Wednesday, 10 October 2012

Getting Busy.

As I was thinking about writing a post today it struck me that the day on which I most often blog is Sunday. But this Sunday I didn't. A failing of mine is that I don't often look back at previous post so tend to repeat myself. Sadly I'm guilty of that in both my books. It is whole week since I have been on here but looking back my recent posts have included a number during the week. There is but one reason for this-I have been curiously quiet at work.

The tidal wave of misery that I suspected would break over me 3 weeks ago did not come. But today the waters got distinctly choppier. It was busy-9 referrals in 2 days. I can cope but I sometimes feel I don't want to. What is the point? What do I get out of it? The satisfaction of those rare people who consider me some sort of genius in my field? I am certainly not that. But I do seem to help some beyond measure.

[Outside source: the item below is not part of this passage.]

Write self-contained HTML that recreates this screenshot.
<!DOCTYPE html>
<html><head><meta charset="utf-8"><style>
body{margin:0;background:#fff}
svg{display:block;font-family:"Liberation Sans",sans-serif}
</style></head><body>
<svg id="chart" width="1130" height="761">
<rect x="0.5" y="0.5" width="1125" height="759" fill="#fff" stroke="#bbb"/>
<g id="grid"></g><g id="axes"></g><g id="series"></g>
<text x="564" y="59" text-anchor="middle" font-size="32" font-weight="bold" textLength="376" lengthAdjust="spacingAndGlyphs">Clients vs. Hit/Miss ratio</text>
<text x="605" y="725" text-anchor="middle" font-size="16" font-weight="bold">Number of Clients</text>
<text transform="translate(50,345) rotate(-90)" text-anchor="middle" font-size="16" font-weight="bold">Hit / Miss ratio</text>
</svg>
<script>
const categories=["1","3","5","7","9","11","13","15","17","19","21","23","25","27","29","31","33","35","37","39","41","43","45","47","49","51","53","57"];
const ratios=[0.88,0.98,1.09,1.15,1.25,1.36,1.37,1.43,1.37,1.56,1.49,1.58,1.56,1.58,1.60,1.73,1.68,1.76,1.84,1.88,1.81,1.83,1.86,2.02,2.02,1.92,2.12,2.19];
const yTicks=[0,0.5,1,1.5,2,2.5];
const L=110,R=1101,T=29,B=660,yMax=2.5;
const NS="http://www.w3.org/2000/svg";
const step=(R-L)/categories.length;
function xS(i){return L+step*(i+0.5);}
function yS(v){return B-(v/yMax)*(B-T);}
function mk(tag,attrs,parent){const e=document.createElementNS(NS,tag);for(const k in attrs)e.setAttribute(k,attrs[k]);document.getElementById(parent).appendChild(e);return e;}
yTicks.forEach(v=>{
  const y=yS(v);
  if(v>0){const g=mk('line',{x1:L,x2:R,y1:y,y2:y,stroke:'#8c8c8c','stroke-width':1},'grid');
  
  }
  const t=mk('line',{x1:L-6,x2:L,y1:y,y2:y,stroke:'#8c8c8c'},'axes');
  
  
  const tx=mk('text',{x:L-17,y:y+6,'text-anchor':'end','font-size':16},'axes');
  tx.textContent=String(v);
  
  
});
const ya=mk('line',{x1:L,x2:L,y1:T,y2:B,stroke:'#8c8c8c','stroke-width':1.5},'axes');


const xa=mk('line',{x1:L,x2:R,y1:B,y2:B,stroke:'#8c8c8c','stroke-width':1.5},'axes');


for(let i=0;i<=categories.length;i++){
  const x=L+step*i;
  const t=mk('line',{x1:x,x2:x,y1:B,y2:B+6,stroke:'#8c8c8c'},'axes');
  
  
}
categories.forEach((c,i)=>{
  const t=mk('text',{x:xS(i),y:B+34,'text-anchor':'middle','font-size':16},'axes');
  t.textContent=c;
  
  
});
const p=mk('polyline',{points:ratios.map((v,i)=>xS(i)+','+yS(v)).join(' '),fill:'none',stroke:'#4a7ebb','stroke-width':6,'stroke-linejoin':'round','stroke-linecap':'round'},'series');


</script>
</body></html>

Away from the important part-in case anyone forgot that is the students-I have got through my appraisal and sat through another 1 1/2 hours of navel gazing that we engage in on a Tuesday afternoon. Delving back into the archives on here you will recall I detest appraisals. And that is when the times are good. I was dreading it in light of recent event. In reality we hovered around each other in a terrible polite English way (actually she is not English) and avoided the raging shouting match that maybe we both feared. So it is done for another year. I sincerely hope I don't have to go through another one there.

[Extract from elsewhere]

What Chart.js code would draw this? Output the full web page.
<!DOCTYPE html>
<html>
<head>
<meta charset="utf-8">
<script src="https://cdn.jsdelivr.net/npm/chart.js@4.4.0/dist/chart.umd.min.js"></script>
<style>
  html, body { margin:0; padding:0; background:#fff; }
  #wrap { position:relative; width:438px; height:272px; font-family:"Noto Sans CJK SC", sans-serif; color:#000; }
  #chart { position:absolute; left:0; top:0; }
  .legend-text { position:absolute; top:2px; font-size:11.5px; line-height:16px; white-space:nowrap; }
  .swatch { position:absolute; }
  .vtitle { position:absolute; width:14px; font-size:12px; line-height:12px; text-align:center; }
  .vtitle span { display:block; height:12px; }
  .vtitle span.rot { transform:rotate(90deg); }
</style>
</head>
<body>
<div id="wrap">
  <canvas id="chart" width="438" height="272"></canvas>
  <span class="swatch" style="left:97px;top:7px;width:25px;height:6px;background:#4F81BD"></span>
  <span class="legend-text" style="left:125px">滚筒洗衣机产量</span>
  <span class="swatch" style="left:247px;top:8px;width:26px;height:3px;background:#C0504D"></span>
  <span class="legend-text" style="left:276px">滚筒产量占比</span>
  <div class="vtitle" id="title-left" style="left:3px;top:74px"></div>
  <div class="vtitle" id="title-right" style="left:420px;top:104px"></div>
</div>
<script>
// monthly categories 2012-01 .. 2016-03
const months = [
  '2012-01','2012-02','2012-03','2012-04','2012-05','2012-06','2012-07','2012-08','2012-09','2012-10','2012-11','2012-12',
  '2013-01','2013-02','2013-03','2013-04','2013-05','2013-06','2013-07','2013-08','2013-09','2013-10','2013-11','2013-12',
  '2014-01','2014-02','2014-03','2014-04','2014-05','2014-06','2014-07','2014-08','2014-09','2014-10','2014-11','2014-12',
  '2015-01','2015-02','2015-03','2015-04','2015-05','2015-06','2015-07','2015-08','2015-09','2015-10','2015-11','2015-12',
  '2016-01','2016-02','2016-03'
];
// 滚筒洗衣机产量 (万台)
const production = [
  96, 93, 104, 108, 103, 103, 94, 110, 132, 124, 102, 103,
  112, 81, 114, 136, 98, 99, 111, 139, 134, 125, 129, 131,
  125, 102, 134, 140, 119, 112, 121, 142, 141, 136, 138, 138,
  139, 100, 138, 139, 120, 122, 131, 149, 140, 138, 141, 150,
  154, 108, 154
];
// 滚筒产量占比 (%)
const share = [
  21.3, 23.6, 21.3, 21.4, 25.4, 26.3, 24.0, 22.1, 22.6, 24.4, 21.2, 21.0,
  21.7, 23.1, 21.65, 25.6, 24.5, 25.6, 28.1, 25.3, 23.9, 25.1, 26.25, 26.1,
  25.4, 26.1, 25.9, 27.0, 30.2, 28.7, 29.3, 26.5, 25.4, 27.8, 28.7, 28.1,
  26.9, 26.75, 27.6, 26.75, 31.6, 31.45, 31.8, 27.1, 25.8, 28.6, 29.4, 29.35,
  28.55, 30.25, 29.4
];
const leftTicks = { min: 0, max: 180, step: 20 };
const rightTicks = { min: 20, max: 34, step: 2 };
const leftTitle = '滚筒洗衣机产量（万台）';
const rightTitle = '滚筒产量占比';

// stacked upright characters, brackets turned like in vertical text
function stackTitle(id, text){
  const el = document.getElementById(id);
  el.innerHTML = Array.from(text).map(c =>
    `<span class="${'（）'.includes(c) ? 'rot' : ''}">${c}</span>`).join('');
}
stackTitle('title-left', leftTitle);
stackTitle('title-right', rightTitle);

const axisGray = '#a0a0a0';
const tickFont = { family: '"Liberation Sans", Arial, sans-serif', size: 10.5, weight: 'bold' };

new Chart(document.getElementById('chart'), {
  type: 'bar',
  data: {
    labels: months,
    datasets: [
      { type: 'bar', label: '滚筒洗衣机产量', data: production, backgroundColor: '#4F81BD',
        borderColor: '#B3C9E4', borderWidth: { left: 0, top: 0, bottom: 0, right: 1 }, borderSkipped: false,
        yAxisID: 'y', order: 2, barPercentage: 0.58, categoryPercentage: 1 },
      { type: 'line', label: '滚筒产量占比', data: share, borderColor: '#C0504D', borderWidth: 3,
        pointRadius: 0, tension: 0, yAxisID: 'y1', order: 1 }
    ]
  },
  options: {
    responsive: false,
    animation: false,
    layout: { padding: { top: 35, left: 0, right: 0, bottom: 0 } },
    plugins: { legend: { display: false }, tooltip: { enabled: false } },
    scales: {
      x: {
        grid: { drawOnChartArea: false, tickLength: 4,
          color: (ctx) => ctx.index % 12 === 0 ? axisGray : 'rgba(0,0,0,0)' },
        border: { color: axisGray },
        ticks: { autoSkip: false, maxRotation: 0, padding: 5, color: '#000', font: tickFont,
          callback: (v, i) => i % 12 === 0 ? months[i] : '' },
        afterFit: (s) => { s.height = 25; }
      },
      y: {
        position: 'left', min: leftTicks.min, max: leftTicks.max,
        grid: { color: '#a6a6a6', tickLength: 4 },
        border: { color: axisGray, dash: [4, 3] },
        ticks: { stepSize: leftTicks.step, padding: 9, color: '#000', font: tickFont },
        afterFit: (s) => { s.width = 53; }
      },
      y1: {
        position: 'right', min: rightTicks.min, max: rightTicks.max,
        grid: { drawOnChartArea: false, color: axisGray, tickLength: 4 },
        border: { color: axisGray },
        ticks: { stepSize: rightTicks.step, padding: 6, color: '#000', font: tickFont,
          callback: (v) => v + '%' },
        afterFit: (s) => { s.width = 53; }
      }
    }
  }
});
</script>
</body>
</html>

And the world of jobs? Well contrary to what you may have been led to believe there are scores of jobs out there. Unfortunately they fit into 2 categories:

1. I can't afford to take them
2. I wouldn't even be invited to meet them as I'm not part of the social work/mental health nursing mafia

But I do have connections and when time permits I will put out feelers. In the mean time it is quite simple, I go to work, I come home from work, and it is just a job. Now that is a radical change for me.